Tips for writing more efficient SQL

  • Rewriting the SQL in PL/SQL - For certain queries this can result in more than a 20x performance improvement.
  • Use minus instead of EXISTS sub queries - Using the minus operator instead of NOT IN and NOT- EXISTS will result in a faster execution plan.
  • Use SQL analytic functions - The Oracle analytic functions can do multiple aggregations (e.g. rollup by cube) with a single pass through the tables, making them very fast for reporting SQL.
  • Re-write NOT EXISTS sub Queries as outer joins - In many cases of NOT queries (but ONLY where a column is defined as NULL), you can re-write the uncorrelated sub-Query into outer joins with IS NULL tests.  Note that this is a non-correlated sub-query, but it could be re-written as an outer join.
            select book_key from book
     where
     book_key NOT IN (select book_key from sales);


    • Below we combine the outer join with a NULL test in the WHERE clause without using a sub-query, giving a faster execution plan.
            select b.book_key from book b, sales s
       where
      b.book_key = s.book_key(+)
      and s.book_key IS NULL;


  • Index your NULL values - If you have SQL that frequently tests for NULL, consider creating an index on NULL values.  To get around the optimization of SQL queries that choose NULL column values (i.e. where emp_name IS NULL), we can create a function-based index using the null value built-in SQL function to index only on the NULL columns.
  • Leave column names alone - Never do a calculation on an indexed column unless you have a matching function-based index (a.k.a. FBI).  Better yet, re-design the schema so that common where clause predicates do not need transformation with a FBI:
                where salary*5            > :myvalue
       where substr(ssn,7,4)     = "1234"
       where to_char(mydate,mon) = "january"
  • Avoid the use of NOT IN or HAVING. Instead, a NOT EXISTS sub-Query may run faster (when appropriate).
  • Avoid the LIKE predicate = Always replace a "LIKE" with equality, when appropriate.
  • Never mix data types - If a WHERE clause column predicate is numeric, do not to use quotes. For char index columns, always use quotes. There are mixed data type predicates:
            where cust_nbr = "123"
     where substr(ssn,7,4) = 1234
  • Use decode and case - Performing complex aggregations with the “decode” or "case" functions can minimize the number of times a table has to be selected.
  • Don't fear full-table scans - Not all OLTP queries are optimal when they use indexes.  If your query will return a large percentage of the table rows, a full-table scan may be faster than an index scan.  This depends on many factors, including your configuration (values for db_file_multiblock_read_count, db_block_size), query parallelism and the number of table/index blocks in the buffer cache
  • Use table alias: Always use table alias and prefix all column names with the aliases when you are using more than one table.
  • Creating an index - To improve the performance of a query that selects rows of a table based on a specific column value, create an index on that column. For example, the following query performs better if the NAME column of the EMP table has an index.
           SELECT * FROM EMP WHERE NAME = 'Smith';
  • Order of the tables in Joins: If you specify 2 or more tables in the FROM clause of a SELECT statement, then Oracle parser will process the tables from right to left, so the table name you specify last will be processed first. In this case you have to choose one table as driving table. Always choose the table with less number of records as the driving table.
  • Use EXISTS instead of DISTINCT: Use EXISTS in place of DISTINCT if you want the result set to contain distinct values while joining tables.
    • For example:
          SELECT DISTINCT d.deptno, d.dname FROM dept d, emp e 
              WHERE d.deptno = e.deptno;

           The following SQL statement is a better alternative.
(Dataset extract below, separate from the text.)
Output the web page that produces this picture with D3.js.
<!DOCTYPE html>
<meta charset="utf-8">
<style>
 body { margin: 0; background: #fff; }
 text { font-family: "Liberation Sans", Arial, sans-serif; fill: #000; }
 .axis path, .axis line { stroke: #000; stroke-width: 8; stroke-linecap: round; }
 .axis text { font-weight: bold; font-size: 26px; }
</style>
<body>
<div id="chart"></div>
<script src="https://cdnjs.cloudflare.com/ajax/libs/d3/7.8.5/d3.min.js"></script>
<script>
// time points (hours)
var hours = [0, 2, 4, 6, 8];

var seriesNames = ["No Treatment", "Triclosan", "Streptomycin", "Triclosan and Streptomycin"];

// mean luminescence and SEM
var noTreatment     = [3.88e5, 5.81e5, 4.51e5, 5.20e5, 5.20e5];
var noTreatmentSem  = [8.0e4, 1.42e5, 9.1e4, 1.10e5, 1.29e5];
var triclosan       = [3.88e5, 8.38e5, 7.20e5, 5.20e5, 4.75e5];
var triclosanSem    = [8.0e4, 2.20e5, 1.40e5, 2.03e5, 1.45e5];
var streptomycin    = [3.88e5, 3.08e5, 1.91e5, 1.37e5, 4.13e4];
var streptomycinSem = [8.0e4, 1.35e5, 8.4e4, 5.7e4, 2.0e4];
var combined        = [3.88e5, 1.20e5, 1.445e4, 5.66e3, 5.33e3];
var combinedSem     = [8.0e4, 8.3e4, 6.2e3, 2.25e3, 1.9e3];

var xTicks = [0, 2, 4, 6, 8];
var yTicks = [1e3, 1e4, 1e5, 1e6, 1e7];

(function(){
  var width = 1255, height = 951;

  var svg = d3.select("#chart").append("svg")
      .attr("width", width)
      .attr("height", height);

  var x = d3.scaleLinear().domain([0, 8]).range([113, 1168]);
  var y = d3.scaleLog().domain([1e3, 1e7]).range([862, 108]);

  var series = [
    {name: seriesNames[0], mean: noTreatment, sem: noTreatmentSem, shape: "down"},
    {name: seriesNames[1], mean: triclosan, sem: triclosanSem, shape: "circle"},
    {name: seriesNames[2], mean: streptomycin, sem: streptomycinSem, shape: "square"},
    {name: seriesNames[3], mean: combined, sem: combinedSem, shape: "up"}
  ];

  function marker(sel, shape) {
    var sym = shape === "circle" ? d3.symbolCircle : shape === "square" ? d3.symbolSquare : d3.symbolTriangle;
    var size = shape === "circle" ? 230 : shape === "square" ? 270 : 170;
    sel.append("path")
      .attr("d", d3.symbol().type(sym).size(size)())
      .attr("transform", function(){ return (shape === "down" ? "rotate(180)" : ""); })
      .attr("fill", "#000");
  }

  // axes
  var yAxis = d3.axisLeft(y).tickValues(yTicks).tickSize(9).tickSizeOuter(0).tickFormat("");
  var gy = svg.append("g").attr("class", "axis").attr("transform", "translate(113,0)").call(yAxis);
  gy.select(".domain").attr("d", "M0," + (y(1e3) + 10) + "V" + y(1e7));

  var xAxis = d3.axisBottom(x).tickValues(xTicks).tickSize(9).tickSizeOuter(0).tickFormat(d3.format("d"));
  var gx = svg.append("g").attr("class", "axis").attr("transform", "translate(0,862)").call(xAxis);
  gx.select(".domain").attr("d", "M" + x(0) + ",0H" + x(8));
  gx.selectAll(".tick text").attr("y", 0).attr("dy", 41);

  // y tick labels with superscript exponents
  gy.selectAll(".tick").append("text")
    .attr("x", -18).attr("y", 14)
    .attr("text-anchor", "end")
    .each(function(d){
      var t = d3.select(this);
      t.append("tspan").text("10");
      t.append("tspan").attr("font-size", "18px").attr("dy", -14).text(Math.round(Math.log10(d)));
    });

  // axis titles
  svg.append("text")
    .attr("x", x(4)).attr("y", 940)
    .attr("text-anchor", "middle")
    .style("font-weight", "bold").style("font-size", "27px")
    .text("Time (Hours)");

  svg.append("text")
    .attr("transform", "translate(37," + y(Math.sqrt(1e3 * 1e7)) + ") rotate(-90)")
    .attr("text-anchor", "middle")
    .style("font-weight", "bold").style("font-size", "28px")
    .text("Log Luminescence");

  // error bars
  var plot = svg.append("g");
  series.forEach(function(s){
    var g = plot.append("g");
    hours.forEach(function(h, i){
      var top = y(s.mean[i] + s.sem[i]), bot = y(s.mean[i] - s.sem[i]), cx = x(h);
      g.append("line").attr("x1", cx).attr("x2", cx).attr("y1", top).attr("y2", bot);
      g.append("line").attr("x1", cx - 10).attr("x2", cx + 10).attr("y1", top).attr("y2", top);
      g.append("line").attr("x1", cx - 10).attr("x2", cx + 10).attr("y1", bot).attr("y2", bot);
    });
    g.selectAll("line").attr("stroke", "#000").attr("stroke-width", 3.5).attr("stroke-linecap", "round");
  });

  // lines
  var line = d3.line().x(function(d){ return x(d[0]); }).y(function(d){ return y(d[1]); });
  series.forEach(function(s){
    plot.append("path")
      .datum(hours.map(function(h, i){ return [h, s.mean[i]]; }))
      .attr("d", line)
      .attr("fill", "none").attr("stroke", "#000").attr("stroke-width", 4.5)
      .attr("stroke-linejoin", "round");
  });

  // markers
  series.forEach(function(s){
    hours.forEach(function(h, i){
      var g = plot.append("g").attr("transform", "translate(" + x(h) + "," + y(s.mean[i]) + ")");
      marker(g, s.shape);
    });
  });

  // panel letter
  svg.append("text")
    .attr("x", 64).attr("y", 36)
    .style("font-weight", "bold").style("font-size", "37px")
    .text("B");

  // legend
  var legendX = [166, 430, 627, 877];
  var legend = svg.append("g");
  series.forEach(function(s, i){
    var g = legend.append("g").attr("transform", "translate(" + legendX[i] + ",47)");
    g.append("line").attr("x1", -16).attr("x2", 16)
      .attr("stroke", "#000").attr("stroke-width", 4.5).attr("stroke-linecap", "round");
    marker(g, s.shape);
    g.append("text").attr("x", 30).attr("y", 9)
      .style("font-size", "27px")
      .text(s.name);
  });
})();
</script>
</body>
             SELECT d.deptno, d.dname
             FROM dept d
            WHERE EXISTS (SELECT e.deptno
             FROM emp e
             WHERE d.deptno = e.deptno);
             (48% Time Reduction)
  • Use of NOT operator on indexed columns: Never use NOT operator on an indexed column.Whenever Oracle encounters a NOT on an index column, it will perform full-table scan.
    • For Example:
              SELECT * FROM emp WHERE NOT deptno = 0;
               Instead use the following:

               SELECT * FROM emp WHERE deptno > 0;
  • Use Column Names Instead of * in a SELECT Statement:
  • If you are selecting only a few columns from a table there is no need to use SELECT *. Though this is easier to write, it will cost more time for the database to complete the query. By selecting
  • Only the columns you need, you are reducing the size of the result table and in turn increasing the speed of the query.
  • Use EXISTS instead of LEFT JOIN: 
    • The LEFT JOIN merges the outer query with the inner query and keeps the extra rows from the outer table. The same result can be obtained by using an EXISTS sub query. The will eliminate the need to compare two tables as the inner query acts as a filter when the outer query executes. Example: While creating a tool that modified the help pages dynamically at OUAC, I needed to find which Universities had help files associated with them. By using an EXISTS sub query instead of LEFT JOIN, I increased the efficiency of this query by avoiding a table comparison.

                   SELECT merfnbr, mestname FROM buma.merchant LEFT JOIN 
                    buma.helpfiles ON merfnbr=hemenbr

                   SELECT merfnbr, mestname FROM buma.merchant WHERE EXISTS 
         (SELECT * FROM buma.helpfiles where merfnbr = hemenbr)
       (23% Time Reduction)
  • Use BETWEEN instead of IN: The BETWEEN keyword is very useful for filtering out values in a specific range. It is much faster than typing each value in the range into an IN.

           SELECT crpcgnbr FROM cgryrel WHERE crpcgnbr IN (508858, 508859, 508860,508861,508862, 508863, 508864)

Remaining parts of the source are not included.